# Set problem
Please report every line from the material that contains the word "with".

# Material
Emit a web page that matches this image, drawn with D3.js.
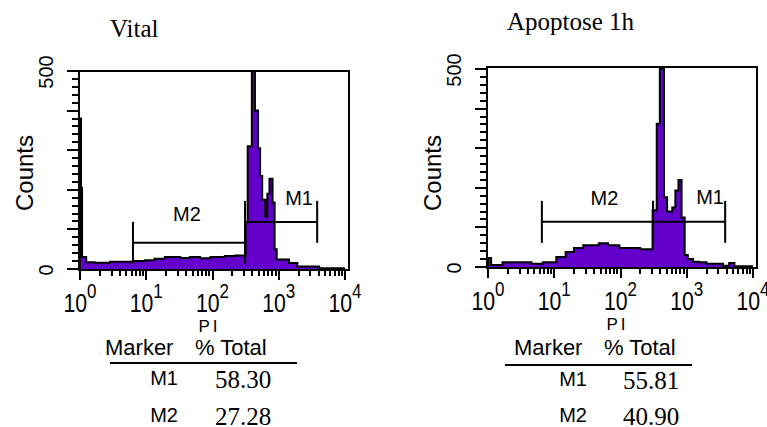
<!DOCTYPE html>
<html><head><meta charset="utf-8">
<script src="https://cdn.jsdelivr.net/npm/d3@7"></script>
<style>body{margin:0;background:#fff}svg{display:block}</style>
</head><body>
<svg id="chart" width="767" height="427"></svg>
<script>
// ---------- data ----------
const panelTitles = ["Vital", "Apoptose 1h"];
// histogram runs: start channel (256 channels over 4 log decades) and counts
const vitalChannels = [0,1,2,6,14,29,51,63,72,82,97,106,116,126,140,150,160,162,166,169,172,174,176,179,181,183,186,188,190,202,210,231];
const vitalCounts   = [380,205,30,17,16,18,20,22,26,30,28,30,27,30,33,34,118,310,500,400,305,235,175,132,190,228,168,50,24,15,6,2];
const apoChannels = [0,3,14,42,53,66,75,83,92,107,116,127,147,159,163,166,170,173,178,181,184,187,190,193,198,204,211,227,233,238];
const apoCounts   = [23,5,12,8,12,25,38,48,55,60,55,48,45,143,362,500,176,140,150,193,220,125,30,20,13,12,8,3,10,2];
const markerNames = ["M1", "M2"];
const vitalGates = [[310, 3800], [6.3, 310]];
const apoGates   = [[310, 3800], [6.5, 310]];
const vitalPercent = [58.30, 27.28];
const apoPercent   = [55.81, 40.90];
const xTickExponents = [0, 1, 2, 3, 4];
const yTickLabels = [0, 500];
const xAxisLabel = "PI";
const yAxisLabel = "Counts";
const tableHeader = ["Marker", "% Total"];

// ---------- layout ----------
const panels = [
  {title: panelTitles[0], ch: vitalChannels, counts: vitalCounts, gates: vitalGates, pct: vitalPercent,
   x0: 80, x1: 345, y0: 269, y1: 71, frame: [79, 71, 349, 270], titleX: 110, titleY: 37,
   markerY: [119, 66], labelDx: [18, -2], labelGap: [17, 22],
   tb: {markerX: 105, totalX: 195, rule: [110, 297], ruleY: 363, headY: 355, nameRight: 178, valX: 215, rowY: [385, 422]}},
  {title: panelTitles[1], ch: apoChannels, counts: apoCounts, gates: apoGates, pct: apoPercent,
   x0: 488, x1: 753, y0: 267, y1: 69, frame: [487, 67, 757, 268], titleX: 507, titleY: 30,
   markerY: [114, 114], labelDx: [21, 7], labelGap: [18, 17],
   tb: {markerX: 514, totalX: 604, rule: [505, 692], ruleY: 365, headY: 355, nameRight: 587, valX: 623, rowY: [386, 422]}}
];

const SANS = "'Liberation Sans', Arial, Helvetica, sans-serif";
const SERIF = "'Liberation Serif', 'Times New Roman', serif";
const FILL = "#6300cc";
const svg = d3.select("#chart");

panels.forEach((p, pi) => {
  const x = d3.scaleLog().domain([1, 1e4]).range([p.x0, p.x1]);
  const y = d3.scaleLinear().domain([0, 500]).range([p.y0, p.y1]);
  const g = svg.append("g");

  g.append("text").attr("x", p.titleX).attr("y", p.titleY)
    .attr("font-family", SERIF).attr("font-size", 25).text(p.title);

  const [fx0, fy0, fx1, fy1] = p.frame;
  const cid = "clip" + pi;
  svg.append("clipPath").attr("id", cid).append("rect")
    .attr("x", fx0).attr("y", fy0).attr("width", fx1 - fx0).attr("height", fy1 - fy0);

  // histogram
  const pts = p.ch.map((c, i) => ({v: Math.pow(10, c / 64), n: p.counts[i]}));
  pts.push({v: 1e4, n: p.counts[p.counts.length - 1]});
  const area = d3.area().curve(d3.curveStepAfter)
    .x(d => x(d.v)).y0(y(0)).y1(d => y(d.n));
  const line = d3.line().curve(d3.curveStepAfter)
    .x(d => x(d.v)).y(d => y(d.n));
  const hg = g.append("g").attr("clip-path", `url(#${cid})`);
  hg.append("path").datum(pts).attr("d", area).attr("fill", FILL);
  hg.append("path").datum([{v: 1, n: 0}].concat(pts)).attr("d", line)
    .attr("fill", "none").attr("stroke", "#000").attr("stroke-width", 2);

  // frame
  g.append("rect").attr("x", fx0).attr("y", fy0).attr("width", fx1 - fx0).attr("height", fy1 - fy0)
    .attr("fill", "none").attr("stroke", "#000").attr("stroke-width", 2);

  // y ticks (major every 100, minor every 20) drawn as filled rects
  const yt = d3.range(0, 501, 20);
  g.append("g").selectAll("rect").data(yt).join("rect")
    .attr("x", d => fx0 - (d % 100 === 0 ? 12 : 7))
    .attr("y", d => Math.round(y(d)) - 1)
    .attr("width", d => (d % 100 === 0 ? 12 : 7))
    .attr("height", 2)
    .attr("fill", "#000");
  g.append("g").selectAll("text").data(yTickLabels).join("text")
    .attr("transform", d => `translate(${p.x0 - 27},${y(d) + 1}) rotate(-90)`)
    .attr("text-anchor", "middle").attr("font-family", SANS).attr("font-size", 20)
    .text(d => d);
  g.append("text").attr("transform", `translate(${p.x0 - 47},173) rotate(-90)`)
    .attr("text-anchor", "middle").attr("font-family", SANS).attr("font-size", 24)
    .text(yAxisLabel);

  // x ticks (log decades with 2..9 minor ticks)
  const xt = [];
  for (let e = 0; e < 4; e++) for (let k = 1; k < 10; k++) xt.push({v: k * Math.pow(10, e), major: k === 1});
  xt.push({v: 1e4, major: true});
  g.append("g").selectAll("rect").data(xt).join("rect")
    .attr("x", d => Math.round(x(d.v)) - 1)
    .attr("y", fy1)
    .attr("width", 2)
    .attr("height", d => (d.major ? 10 : 6))
    .attr("fill", "#000");
  const xl = g.append("g").selectAll("text").data(xTickExponents).join("text")
    .attr("transform", d => `translate(${x(Math.pow(10, d))},${p.y0 + 43}) scale(0.85,1)`)
    .attr("text-anchor", "middle").attr("font-family", SANS).attr("font-size", 25);
  xl.append("tspan").text("10");
  xl.append("tspan").attr("dy", -14).attr("font-size", 20).text(d => d);
  g.append("text").attr("x", x(100) - 3).attr("y", p.y0 + 63)
    .attr("text-anchor", "middle").attr("font-family", SANS).attr("font-size", 17)
    .attr("letter-spacing", 3).text(xAxisLabel);

  // markers
  markerNames.forEach((m, i) => {
    const [a, b] = p.gates[i];
    const my = y(p.markerY[i]);
    const mg = g.append("g").attr("stroke", "#000").attr("stroke-width", 2);
    mg.append("line").attr("x1", x(a)).attr("x2", x(b)).attr("y1", my).attr("y2", my);
    mg.append("line").attr("x1", x(a)).attr("x2", x(a)).attr("y1", my - 21).attr("y2", my + 21);
    mg.append("line").attr("x1", x(b)).attr("x2", x(b)).attr("y1", my - 21).attr("y2", my + 21);
    g.append("text").attr("x", (x(a) + x(b)) / 2 + p.labelDx[i]).attr("y", my - p.labelGap[i])
      .attr("text-anchor", "middle").attr("font-family", SANS).attr("font-size", 20).text(m);
  });

  // table
  const t = p.tb;
  g.append("text").attr("x", t.markerX).attr("y", t.headY).attr("font-family", SANS).attr("font-size", 22).text(tableHeader[0]);
  g.append("text").attr("x", t.totalX).attr("y", t.headY).attr("font-family", SANS).attr("font-size", 22).text(tableHeader[1]);
  g.append("line").attr("x1", t.rule[0]).attr("x2", t.rule[1]).attr("y1", t.ruleY).attr("y2", t.ruleY)
    .attr("stroke", "#000").attr("stroke-width", 2);
  markerNames.forEach((m, i) => {
    g.append("text").attr("x", t.nameRight).attr("y", t.rowY[i]).attr("text-anchor", "end")
      .attr("font-family", SANS).attr("font-size", 20).text(m);
    g.append("text").attr("x", t.valX).attr("y", t.rowY[i] + 3)
      .attr("font-family", SERIF).attr("font-size", 25).text(p.pct[i].toFixed(2));
  });
});
</script>
</body></html>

# Solution for this exercise
Emit a web page that matches this image, drawn with D3.js.
  // x ticks (log decades with 2..9 minor ticks)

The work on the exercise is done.